Amerika Birleşik Devletleri, yaklaşık 256.000'den fazla Venezuelalı için Geçici Korunan Statü (TPS) programını 10 Eylül 2025 tarihi itibarıyla sonlandırma kararı aldı. İç Güvenlik Bakanlığı (DHS) tarafından duyurulan bu karar, daha önceki bir federal temyiz mahkemesi kararının Trump yönetiminin önceki bir TPS iptalinin yasallığını sorgulamasına rağmen alındı.
DHS Sekreteri Kristi Noem'in imzasını taşıyan bu adım, kamu güvenliği, ulusal güvenlik, göçmenlik politikaları ve ekonomik faktörler gibi geniş gerekçelere dayandırılarak, statünün devamının "Amerika'nın çıkarına olmadığı" şeklinde açıklandı. Bu sonlandırma kararı, 29 Ağustos 2025'te 9. Daire Temyiz Mahkemesi'nin, Trump yönetiminin yaklaşık 600.000 Venezuelalı için TPS'yi geri çekme kararının muhtemelen yasa dışı olduğuna dair oybirliğiyle aldığı kararla çelişiyor. Mahkeme, DHS Sekreteri Noem'in TPS uzatmasını iptal etme yetkisine sahip olmadığını belirtmişti. Buna rağmen, idare bu sonlandırma kararını uygulamaya koydu.
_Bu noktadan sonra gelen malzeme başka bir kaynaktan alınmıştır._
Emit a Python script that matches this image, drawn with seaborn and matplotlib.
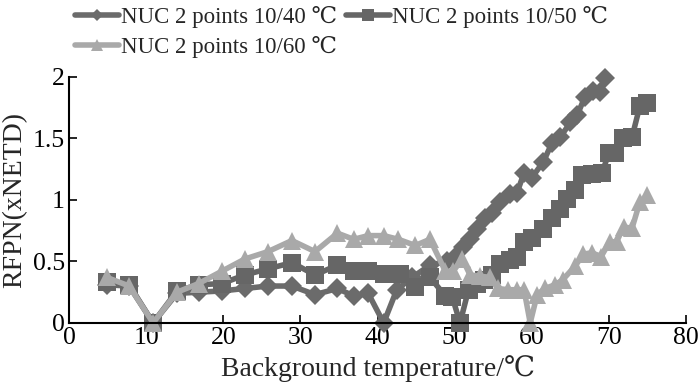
import pandas as pd
import matplotlib
matplotlib.use("Agg")
import matplotlib.pyplot as plt
import seaborn as sns

# NUC 2 points 10/40 C
x_40 = [4.9, 7.8, 10.9, 14.0, 16.8, 19.8, 22.8, 25.8, 28.9, 31.9, 34.8, 36.9, 38.8, 40.8,
        42.5, 44.5, 46.8, 49.0, 50.0, 51.1, 52.0, 52.9, 54.0, 54.9, 55.9, 57.2, 58.1, 59.0,
        60.0, 61.5, 62.6, 63.7, 65.0, 65.9, 66.9, 68.0, 68.9, 69.5]
y_40 = [0.31, 0.30, 0.0, 0.24, 0.25, 0.26, 0.28, 0.30, 0.30, 0.23, 0.28, 0.22, 0.24, 0.0,
        0.27, 0.37, 0.47, 0.50, 0.54, 0.62, 0.68, 0.76, 0.85, 0.89, 0.98, 1.05, 1.06, 1.22,
        1.18, 1.31, 1.46, 1.51, 1.63, 1.69, 1.84, 1.89, 1.88, 1.99]

# NUC 2 points 10/50 C
x_50 = [4.9, 7.8, 10.9, 14.0, 16.8, 19.8, 22.8, 25.8, 28.9, 31.9, 34.8, 36.9, 38.8, 40.8,
        42.9, 44.9, 46.8, 48.8, 49.7, 50.7, 51.8, 52.9, 53.8, 54.9, 55.9, 57.2, 58.1, 59.0,
        60.0, 61.5, 62.6, 63.7, 64.6, 65.6, 66.5, 67.8, 69.1, 70.0, 70.8, 71.8, 73.0, 74.0, 75.0]
y_50 = [0.33, 0.31, 0.0, 0.26, 0.31, 0.32, 0.39, 0.44, 0.49, 0.39, 0.47, 0.42, 0.42, 0.40,
        0.40, 0.29, 0.37, 0.22, 0.21, 0.0, 0.27, 0.32, 0.35, 0.39, 0.48, 0.51, 0.54, 0.66,
        0.69, 0.76, 0.85, 0.93, 1.01, 1.08, 1.20, 1.21, 1.22, 1.38, 1.38, 1.50, 1.51, 1.76, 1.79]

# NUC 2 points 10/60 C
x_60 = [4.9, 7.8, 10.9, 14.0, 16.8, 19.8, 22.8, 25.8, 28.9, 31.9, 34.8, 36.9, 38.8, 40.8,
        42.7, 44.9, 46.8, 48.8, 49.8, 51.0, 52.0, 53.3, 54.6, 55.6, 56.9, 58.1, 59.0, 59.8,
        60.7, 61.7, 63.0, 64.0, 65.6, 66.7, 67.8, 69.0, 70.1, 71.0, 71.9, 73.0, 74.0, 75.0]
y_60 = [0.37, 0.30, 0.0, 0.25, 0.32, 0.42, 0.52, 0.58, 0.67, 0.58, 0.73, 0.68, 0.71, 0.71,
        0.68, 0.63, 0.68, 0.42, 0.42, 0.52, 0.39, 0.38, 0.37, 0.28, 0.27, 0.27, 0.27, 0.0,
        0.23, 0.28, 0.31, 0.35, 0.46, 0.56, 0.57, 0.54, 0.66, 0.66, 0.78, 0.77, 0.98, 1.04]

labels = ["NUC 2 points 10/40 ℃", "NUC 2 points 10/50 ℃", "NUC 2 points 10/60 ℃"]

sns.set_style("ticks")
plt.rcParams["font.family"] = ["Liberation Serif", "DejaVu Serif"]

fig = plt.figure(figsize=(7, 3.9), dpi=100)
ax = fig.add_axes([0.0986, 0.172, 0.8814, 0.6306])

series = [
    (x_40, y_40, labels[0], "#6b6b6b", "D", 10),
    (x_50, y_50, labels[1], "#666666", "s", 12.5),
    (x_60, y_60, labels[2], "#a9a9a9", "^", 12.5),
]
for xs, ys, lab, col, mk, ms in series:
    df = pd.DataFrame({"t": xs, "rfpn": ys})
    sns.lineplot(data=df, x="t", y="rfpn", ax=ax, color=col, marker=mk,
                 markersize=ms, markeredgewidth=0, linewidth=4, label=lab,
                 estimator=None, sort=False)

for line in ax.lines:
    line.set_clip_on(False)

ax.set_xlim(0, 80)
ax.set_ylim(0, 2)
ax.set_xticks(range(0, 81, 10))
ax.set_yticks([0, 0.5, 1, 1.5, 2])
ax.set_yticklabels(["0", "0.5", "1", "1.5", "2"])
ax.tick_params(direction="in", length=6, width=1.2, labelsize=18.5, colors="black", pad=3)
for s in ["top", "right"]:
    ax.spines[s].set_visible(False)
for s in ["left", "bottom"]:
    ax.spines[s].set_linewidth(1.5)
    ax.spines[s].set_color("black")

ax.set_xlabel("Background temperature/℃", fontsize=20, labelpad=4)
ax.set_ylabel("RFPN(xNETD)", fontsize=20, labelpad=4)

# legend filled row by row: 40, 50 on top, 60 below
h, l = ax.get_legend_handles_labels()
order = [0, 2, 1]
ax.legend([h[i] for i in order], [l[i] for i in order],
          loc="upper left", bbox_to_anchor=(0.088, 1.02), bbox_transform=fig.transFigure,
          ncol=2, frameon=False, fontsize=16.5, handlelength=1.9, handletextpad=0.1,
          columnspacing=0.4, labelspacing=0.35, markerscale=0.65, borderpad=0.1)

fig.savefig("out.png", dpi=100)
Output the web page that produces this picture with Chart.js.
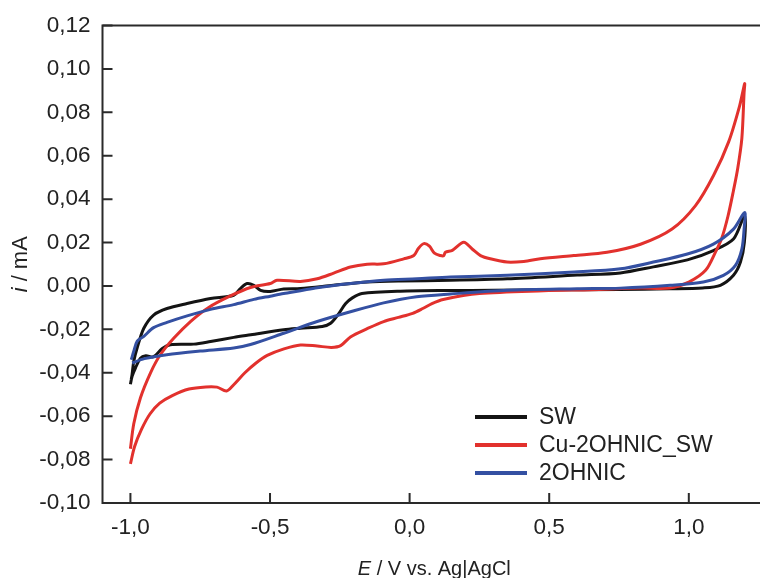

Etkilenen Venezuelalıların, sınır dışı edilme süreçlerini kolaylaştırmak amacıyla CBP Home mobil uygulamasını kullanmaları ve bu süreçte uçak bileti ile 1.000 dolarlık bir çıkış bonusu gibi teşviklerden yararlanmaları teşvik ediliyor. TPS programı, anavatanlarındaki silahlı çatışmalar, doğal afetler veya diğer olağanüstü koşullar nedeniyle ABD'ye sığınan kişilere geçici yasal statü ve çalışma izni sağlıyor. Kongre tarafından 1990 yılında oluşturulan bu statü, genellikle altı, on iki veya on sekiz aylık sürelerle veriliyor ve bu sürelerin uzatılması, kişilerin istikrar kazanmasına olanak tanıyor.
Daha önce, Şubat 2025'te Trump yönetimi, yaklaşık 350.000 Venezuelalı için TPS korumalarını sonlandırmış ve bu karar da hukuki süreçlerle karşı karşıya kalmıştı. Bu kararın, özellikle Güney Florida gibi büyük Venezuelalı nüfusuna ev sahipliği yapan bölgelerde önemli etkileri olması bekleniyor. Bölgedeki aktivistler ve topluluk liderleri, bu kararı hem acımasız hem de yanlış olarak nitelendirerek, TPS kapsamındaki Venezuelalıların ülkeye değer katan dirençli bir topluluk olduğunu ve bu kararın ABD'nin temel şefkat ve adalet ilkelerinden bir sapma olduğunu vurguluyorlar. Bu durum, ABD'nin göçmenlik politikaları ve bu politikaların hukuki ile insani boyutları arasındaki gerilimi daha da artıracak nitelikte olup, etkilenen bireyler için büyük bir belirsizlik yaratmaktadır.